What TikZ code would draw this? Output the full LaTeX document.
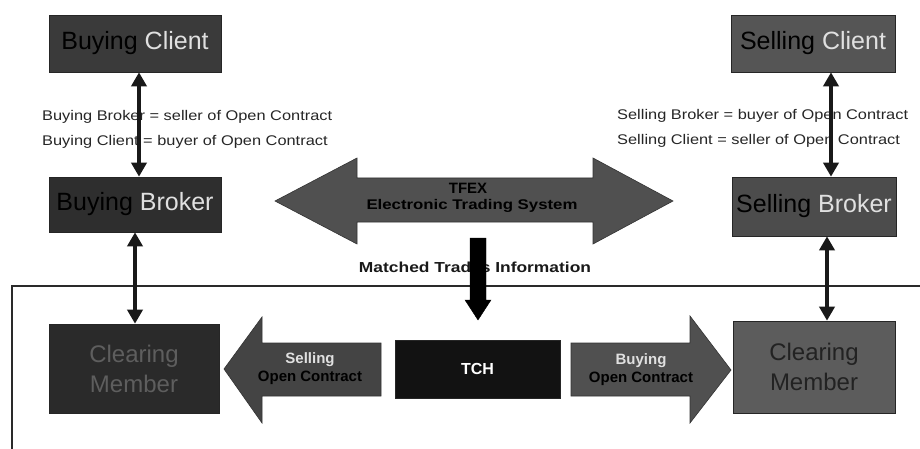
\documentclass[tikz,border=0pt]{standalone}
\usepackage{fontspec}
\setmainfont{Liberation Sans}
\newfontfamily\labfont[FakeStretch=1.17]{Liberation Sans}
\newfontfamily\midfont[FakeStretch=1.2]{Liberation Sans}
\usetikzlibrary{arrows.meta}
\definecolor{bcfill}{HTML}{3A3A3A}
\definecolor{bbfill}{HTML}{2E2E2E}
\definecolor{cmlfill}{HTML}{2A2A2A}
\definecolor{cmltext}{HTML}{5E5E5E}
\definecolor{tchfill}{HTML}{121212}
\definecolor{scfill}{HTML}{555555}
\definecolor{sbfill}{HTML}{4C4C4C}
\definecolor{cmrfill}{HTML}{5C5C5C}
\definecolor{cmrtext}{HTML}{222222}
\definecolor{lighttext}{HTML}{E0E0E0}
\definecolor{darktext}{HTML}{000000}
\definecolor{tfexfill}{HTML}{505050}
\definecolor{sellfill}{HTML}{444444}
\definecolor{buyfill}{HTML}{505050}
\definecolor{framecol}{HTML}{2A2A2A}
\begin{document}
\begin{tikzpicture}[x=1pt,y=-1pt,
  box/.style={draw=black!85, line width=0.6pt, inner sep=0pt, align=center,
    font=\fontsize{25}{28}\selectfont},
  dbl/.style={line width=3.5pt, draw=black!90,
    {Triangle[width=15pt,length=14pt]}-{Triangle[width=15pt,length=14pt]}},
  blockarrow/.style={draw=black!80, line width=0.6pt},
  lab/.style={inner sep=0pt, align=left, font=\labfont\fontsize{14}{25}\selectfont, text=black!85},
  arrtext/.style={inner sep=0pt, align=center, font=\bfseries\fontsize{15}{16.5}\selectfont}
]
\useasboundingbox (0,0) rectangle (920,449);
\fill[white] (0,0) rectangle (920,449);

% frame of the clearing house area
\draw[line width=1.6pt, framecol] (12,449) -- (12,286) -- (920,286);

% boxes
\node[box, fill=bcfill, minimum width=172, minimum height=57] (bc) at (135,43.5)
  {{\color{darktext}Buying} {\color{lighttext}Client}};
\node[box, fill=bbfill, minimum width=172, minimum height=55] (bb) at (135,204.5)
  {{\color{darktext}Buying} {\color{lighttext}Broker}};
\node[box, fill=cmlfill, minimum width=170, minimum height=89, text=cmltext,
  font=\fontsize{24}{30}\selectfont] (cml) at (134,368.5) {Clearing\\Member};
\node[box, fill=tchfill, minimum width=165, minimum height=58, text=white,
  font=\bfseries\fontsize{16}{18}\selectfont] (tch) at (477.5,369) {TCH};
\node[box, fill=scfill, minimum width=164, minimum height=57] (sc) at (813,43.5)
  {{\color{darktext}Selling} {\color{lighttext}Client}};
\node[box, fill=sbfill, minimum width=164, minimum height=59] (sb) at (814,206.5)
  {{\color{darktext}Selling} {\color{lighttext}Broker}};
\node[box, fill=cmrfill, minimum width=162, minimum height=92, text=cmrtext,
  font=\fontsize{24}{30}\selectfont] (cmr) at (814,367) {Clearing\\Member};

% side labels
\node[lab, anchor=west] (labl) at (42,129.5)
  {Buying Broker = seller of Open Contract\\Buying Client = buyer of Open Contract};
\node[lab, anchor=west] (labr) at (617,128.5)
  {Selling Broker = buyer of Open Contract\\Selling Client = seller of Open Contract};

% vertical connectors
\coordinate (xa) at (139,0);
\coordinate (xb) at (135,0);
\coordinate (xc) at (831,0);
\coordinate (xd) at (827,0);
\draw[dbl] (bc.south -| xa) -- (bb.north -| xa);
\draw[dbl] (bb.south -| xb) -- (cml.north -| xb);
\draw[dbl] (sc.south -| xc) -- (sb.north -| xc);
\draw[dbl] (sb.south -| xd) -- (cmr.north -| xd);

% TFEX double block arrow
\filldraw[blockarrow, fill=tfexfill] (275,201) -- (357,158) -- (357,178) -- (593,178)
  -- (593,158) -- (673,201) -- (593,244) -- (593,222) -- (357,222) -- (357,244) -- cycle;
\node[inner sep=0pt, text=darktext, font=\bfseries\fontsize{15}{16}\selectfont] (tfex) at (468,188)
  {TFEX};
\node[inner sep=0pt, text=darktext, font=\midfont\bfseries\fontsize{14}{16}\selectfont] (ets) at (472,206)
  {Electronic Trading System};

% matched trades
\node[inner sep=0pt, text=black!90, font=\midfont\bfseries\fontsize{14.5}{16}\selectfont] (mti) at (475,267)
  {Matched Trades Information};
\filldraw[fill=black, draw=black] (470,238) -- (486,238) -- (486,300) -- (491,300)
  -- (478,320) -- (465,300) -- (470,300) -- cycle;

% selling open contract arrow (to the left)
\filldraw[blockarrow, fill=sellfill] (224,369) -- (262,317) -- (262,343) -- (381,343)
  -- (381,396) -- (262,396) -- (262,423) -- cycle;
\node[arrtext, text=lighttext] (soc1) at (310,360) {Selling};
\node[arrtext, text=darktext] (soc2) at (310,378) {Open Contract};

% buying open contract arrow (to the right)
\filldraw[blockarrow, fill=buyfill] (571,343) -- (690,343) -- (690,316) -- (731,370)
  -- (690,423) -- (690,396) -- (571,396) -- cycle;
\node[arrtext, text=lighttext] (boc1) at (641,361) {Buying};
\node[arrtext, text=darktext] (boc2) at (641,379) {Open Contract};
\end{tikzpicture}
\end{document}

━━━

REQUIRED WORK
Using the material above, return every line exactly as it appears, minus the pictures.

FULL ANSWER
What TikZ code would draw this? Output the full LaTeX document.
\documentclass[tikz,border=0pt]{standalone}
\usepackage{fontspec}
\setmainfont{Liberation Sans}
\newfontfamily\labfont[FakeStretch=1.17]{Liberation Sans}
\newfontfamily\midfont[FakeStretch=1.2]{Liberation Sans}
\usetikzlibrary{arrows.meta}
\definecolor{bcfill}{HTML}{3A3A3A}
\definecolor{bbfill}{HTML}{2E2E2E}
\definecolor{cmlfill}{HTML}{2A2A2A}
\definecolor{cmltext}{HTML}{5E5E5E}
\definecolor{tchfill}{HTML}{121212}
\definecolor{scfill}{HTML}{555555}
\definecolor{sbfill}{HTML}{4C4C4C}
\definecolor{cmrfill}{HTML}{5C5C5C}
\definecolor{cmrtext}{HTML}{222222}
\definecolor{lighttext}{HTML}{E0E0E0}
\definecolor{darktext}{HTML}{000000}
\definecolor{tfexfill}{HTML}{505050}
\definecolor{sellfill}{HTML}{444444}
\definecolor{buyfill}{HTML}{505050}
\definecolor{framecol}{HTML}{2A2A2A}
\begin{document}
\begin{tikzpicture}[x=1pt,y=-1pt,
  box/.style={draw=black!85, line width=0.6pt, inner sep=0pt, align=center,
    font=\fontsize{25}{28}\selectfont},
  dbl/.style={line width=3.5pt, draw=black!90,
    {Triangle[width=15pt,length=14pt]}-{Triangle[width=15pt,length=14pt]}},
  blockarrow/.style={draw=black!80, line width=0.6pt},
  lab/.style={inner sep=0pt, align=left, font=\labfont\fontsize{14}{25}\selectfont, text=black!85},
  arrtext/.style={inner sep=0pt, align=center, font=\bfseries\fontsize{15}{16.5}\selectfont}
]
\useasboundingbox (0,0) rectangle (920,449);
\fill[white] (0,0) rectangle (920,449);

% frame of the clearing house area
\draw[line width=1.6pt, framecol] (12,449) -- (12,286) -- (920,286);

% boxes
\node[box, fill=bcfill, minimum width=172, minimum height=57] (bc) at (135,43.5)
  {{\color{darktext}Buying} {\color{lighttext}Client}};
\node[box, fill=bbfill, minimum width=172, minimum height=55] (bb) at (135,204.5)
  {{\color{darktext}Buying} {\color{lighttext}Broker}};
\node[box, fill=cmlfill, minimum width=170, minimum height=89, text=cmltext,
  font=\fontsize{24}{30}\selectfont] (cml) at (134,368.5) {Clearing\\Member};
\node[box, fill=tchfill, minimum width=165, minimum height=58, text=white,
  font=\bfseries\fontsize{16}{18}\selectfont] (tch) at (477.5,369) {TCH};
\node[box, fill=scfill, minimum width=164, minimum height=57] (sc) at (813,43.5)
  {{\color{darktext}Selling} {\color{lighttext}Client}};
\node[box, fill=sbfill, minimum width=164, minimum height=59] (sb) at (814,206.5)
  {{\color{darktext}Selling} {\color{lighttext}Broker}};
\node[box, fill=cmrfill, minimum width=162, minimum height=92, text=cmrtext,
  font=\fontsize{24}{30}\selectfont] (cmr) at (814,367) {Clearing\\Member};

% side labels
\node[lab, anchor=west] (labl) at (42,129.5)
  {Buying Broker = seller of Open Contract\\Buying Client = buyer of Open Contract};
\node[lab, anchor=west] (labr) at (617,128.5)
  {Selling Broker = buyer of Open Contract\\Selling Client = seller of Open Contract};

% vertical connectors
\coordinate (xa) at (139,0);
\coordinate (xb) at (135,0);
\coordinate (xc) at (831,0);
\coordinate (xd) at (827,0);
\draw[dbl] (bc.south -| xa) -- (bb.north -| xa);
\draw[dbl] (bb.south -| xb) -- (cml.north -| xb);
\draw[dbl] (sc.south -| xc) -- (sb.north -| xc);
\draw[dbl] (sb.south -| xd) -- (cmr.north -| xd);

% TFEX double block arrow
\filldraw[blockarrow, fill=tfexfill] (275,201) -- (357,158) -- (357,178) -- (593,178)
  -- (593,158) -- (673,201) -- (593,244) -- (593,222) -- (357,222) -- (357,244) -- cycle;
\node[inner sep=0pt, text=darktext, font=\bfseries\fontsize{15}{16}\selectfont] (tfex) at (468,188)
  {TFEX};
\node[inner sep=0pt, text=darktext, font=\midfont\bfseries\fontsize{14}{16}\selectfont] (ets) at (472,206)
  {Electronic Trading System};

% matched trades
\node[inner sep=0pt, text=black!90, font=\midfont\bfseries\fontsize{14.5}{16}\selectfont] (mti) at (475,267)
  {Matched Trades Information};
\filldraw[fill=black, draw=black] (470,238) -- (486,238) -- (486,300) -- (491,300)
  -- (478,320) -- (465,300) -- (470,300) -- cycle;

% selling open contract arrow (to the left)
\filldraw[blockarrow, fill=sellfill] (224,369) -- (262,317) -- (262,343) -- (381,343)
  -- (381,396) -- (262,396) -- (262,423) -- cycle;
\node[arrtext, text=lighttext] (soc1) at (310,360) {Selling};
\node[arrtext, text=darktext] (soc2) at (310,378) {Open Contract};

% buying open contract arrow (to the right)
\filldraw[blockarrow, fill=buyfill] (571,343) -- (690,343) -- (690,316) -- (731,370)
  -- (690,423) -- (690,396) -- (571,396) -- cycle;
\node[arrtext, text=lighttext] (boc1) at (641,361) {Buying};
\node[arrtext, text=darktext] (boc2) at (641,379) {Open Contract};
\end{tikzpicture}
\end{document}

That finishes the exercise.